§ WRITTEN INSTRUCTION
Exactly retype the lines from the top of the data through the line containing "import seaborn as sns", leaving out every picture.

§ DATA SHOWN
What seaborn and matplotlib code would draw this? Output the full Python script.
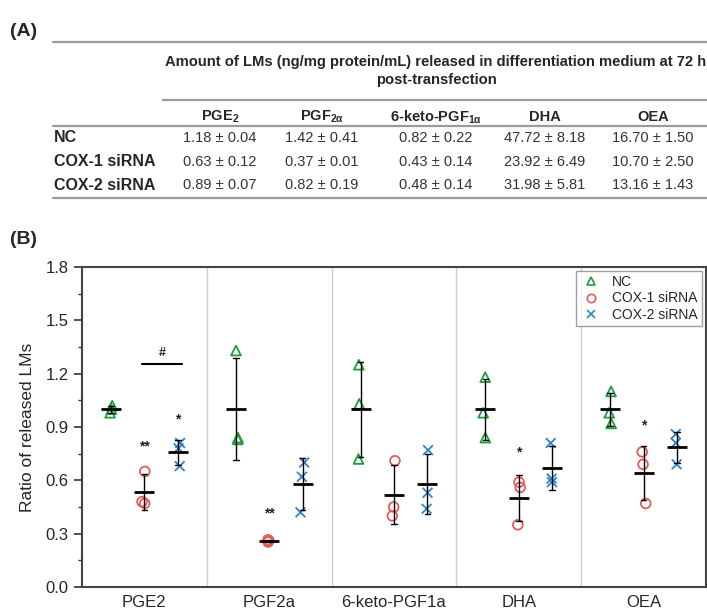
import matplotlib
matplotlib.use('Agg')
import matplotlib.pyplot as plt
from matplotlib.lines import Line2D
from matplotlib.ticker import MultipleLocator
import numpy as np
import pandas as pd
import seaborn as sns

# categories
lms = ['PGE2', 'PGF2a', '6-keto-PGF1a', 'DHA', 'OEA']
lm_headers = [r'PGE$_{\mathrm{2}}$', r'PGF$_{\mathrm{2α}}$', r'6-keto-PGF$_{\mathrm{1α}}$', 'DHA', 'OEA']
groups = ['NC', 'COX-1 siRNA', 'COX-2 siRNA']

# (A) amounts, ng/mg protein/mL, mean and sd
nc_mean = [1.18, 1.42, 0.82, 47.72, 16.70]
nc_sd = [0.04, 0.41, 0.22, 8.18, 1.50]
cox1_mean = [0.63, 0.37, 0.43, 23.92, 10.70]
cox1_sd = [0.12, 0.01, 0.14, 6.49, 2.50]
cox2_mean = [0.89, 0.82, 0.48, 31.98, 13.16]
cox2_sd = [0.07, 0.19, 0.14, 5.81, 1.43]

# (B) ratio of released LMs, three replicates per LM
nc_vals = [[1.00, 1.02, 0.98], [1.33, 0.83, 0.84], [1.25, 1.03, 0.72],
           [1.18, 0.98, 0.84], [1.10, 0.98, 0.92]]
cox1_vals = [[0.65, 0.48, 0.47], [0.265, 0.262, 0.253], [0.71, 0.45, 0.40],
             [0.59, 0.56, 0.35], [0.76, 0.69, 0.47]]
cox2_vals = [[0.81, 0.78, 0.68], [0.70, 0.62, 0.42], [0.77, 0.53, 0.44],
             [0.81, 0.61, 0.59], [0.86, 0.81, 0.69]]

# significance marks: (lm, group, y, text)
stars = [('PGE2', 'COX-1 siRNA', 0.79, '**'), ('PGE2', 'COX-2 siRNA', 0.945, '*'),
         ('PGF2a', 'COX-1 siRNA', 0.415, '**'), ('DHA', 'COX-1 siRNA', 0.755, '*'),
         ('OEA', 'COX-1 siRNA', 0.91, '*')]
hash_y = 1.252

colors = {'NC': '#1f9c3a', 'COX-1 siRNA': '#e25c5c', 'COX-2 siRNA': '#2f85c8'}
markers = {'NC': '^', 'COX-1 siRNA': 'o', 'COX-2 siRNA': 'x'}

rows = []
for g, vals in zip(groups, [nc_vals, cox1_vals, cox2_vals]):
    for lm, reps in zip(lms, vals):
        for v in reps:
            rows.append({'lm': lm, 'group': g, 'ratio': v})
df = pd.DataFrame(rows)

sns.set_style('ticks')
plt.rcParams['font.family'] = ['Liberation Sans', 'DejaVu Sans']
plt.rcParams['mathtext.fontset'] = 'custom'
plt.rcParams['mathtext.rm'] = 'Liberation Sans:bold'
plt.rcParams['mathtext.it'] = 'Liberation Sans:bold'
plt.rcParams['mathtext.bf'] = 'Liberation Sans:bold'

W, H = 707, 613
fig = plt.figure(figsize=(W / 100, H / 100), dpi=100)


def fx(x):
    return x / W


def fy(y):
    return 1 - y / H


# ---- panel (A): table ----
fig.text(fx(10), fy(31), '(A)', fontsize=14, fontweight='bold', va='center')
fig.text(fx(10), fy(240), '(B)', fontsize=14, fontweight='bold', va='center')

line_c = '#9a9a9a'
for y, x0 in [(42, 53), (100, 163), (126, 53), (198, 53)]:
    fig.add_artist(Line2D([fx(x0), 1], [fy(y), fy(y)], color=line_c, lw=1.6))

fig.text(fx(436), fy(62), 'Amount of LMs (ng/mg protein/mL) released in differentiation medium at 72 h',
         fontsize=10.6, fontweight='bold', ha='center', va='center')
fig.text(fx(436), fy(80), 'post-transfection', fontsize=10.6, fontweight='bold', ha='center', va='center')

col_x = [220, 322, 436, 545, 653]
for cx, h in zip(col_x, lm_headers):
    fig.text(fx(cx), fy(117), h, fontsize=10.5, fontweight='bold', ha='center', va='center')

row_y = [138, 162, 185]
for ry, g, means, sds in zip(row_y, groups, [nc_mean, cox1_mean, cox2_mean], [nc_sd, cox1_sd, cox2_sd]):
    fig.text(fx(54), fy(ry), g, fontsize=11.5, fontweight='bold', ha='left', va='center')
    for cx, m, s in zip(col_x, means, sds):
        fig.text(fx(cx), fy(ry), f'{m:.2f} ± {s:.2f}', fontsize=10.5, ha='center', va='center',
                 color='#333333')

# ---- panel (B): dot plot ----
ax = fig.add_axes([fx(82), 1 - 587 / H, 624 / W, 320 / H])

np.random.seed(3)
for g in groups:
    n0 = len(ax.collections)
    sns.stripplot(data=df[df['group'] == g], x='lm', y='ratio', hue='group', hue_order=groups,
                  order=lms, dodge=True, jitter=0.06, marker=markers[g], palette=colors, size=7,
                  legend=False, ax=ax, zorder=3)
    for coll in ax.collections[n0:]:
        fc = coll.get_facecolors()
        coll.set_facecolors('none')
        coll.set_edgecolors(fc)
        coll.set_linewidth(1.3)

sns.pointplot(data=df, x='lm', y='ratio', hue='group', hue_order=groups, order=lms,
              dodge=0.534, errorbar='sd', markers='_', linestyle='none',
              palette={g: 'black' for g in groups}, markersize=14, markeredgewidth=2,
              capsize=0.045, err_kws={'linewidth': 1.0}, legend=False, ax=ax, zorder=4)

offsets = {'NC': -0.267, 'COX-1 siRNA': 0.0, 'COX-2 siRNA': 0.267}
for lm, g, y, t in stars:
    ax.text(lms.index(lm) + offsets[g], y, t, ha='center', va='center', fontsize=10,
            fontweight='bold', color='#222222')
ax.plot([-0.02, 0.30], [hash_y, hash_y], color='black', lw=1.5)
ax.text(0.14, hash_y + 0.065, '#', ha='center', va='center', fontsize=9, fontweight='bold')

for xv in np.arange(0.5, len(lms) - 0.5, 1.0):
    ax.axvline(xv, color='#cccccc', lw=1.0, zorder=0)

ax.set_xlim(-0.5, len(lms) - 0.5)
ax.set_ylim(0, 1.8)
ax.yaxis.set_major_locator(MultipleLocator(0.3))
ax.yaxis.set_minor_locator(MultipleLocator(0.15))
ax.yaxis.set_major_formatter(plt.FormatStrFormatter('%.1f'))
ax.tick_params(axis='y', which='major', length=6, width=1.2, labelsize=12, color='#333333')
ax.tick_params(axis='y', which='minor', length=3, width=1.0, color='#333333')
ax.tick_params(axis='x', length=0, labelsize=12, pad=6)
for sp in ax.spines.values():
    sp.set_visible(True)
    sp.set_linewidth(1.5)
    sp.set_color('#444444')
ax.set_xlabel('')
ax.set_ylabel('Ratio of released LMs', fontsize=12.5, labelpad=8)

handles = [Line2D([], [], marker=markers[g], ls='none', mfc='none', mec=colors[g],
                  mew=1.2, ms=6) for g in groups]
ax.legend(handles, groups, loc='upper right', fontsize=10, frameon=True, fancybox=False,
          edgecolor='#888888', borderaxespad=0.3, borderpad=0.3, labelspacing=0.15,
          handletextpad=0.8, handlelength=1.5)

fig.savefig('out.png', dpi=100)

§ WRITTEN RESPONSE
What seaborn and matplotlib code would draw this? Output the full Python script.
import matplotlib
matplotlib.use('Agg')
import matplotlib.pyplot as plt
from matplotlib.lines import Line2D
from matplotlib.ticker import MultipleLocator
import numpy as np
import pandas as pd
import seaborn as sns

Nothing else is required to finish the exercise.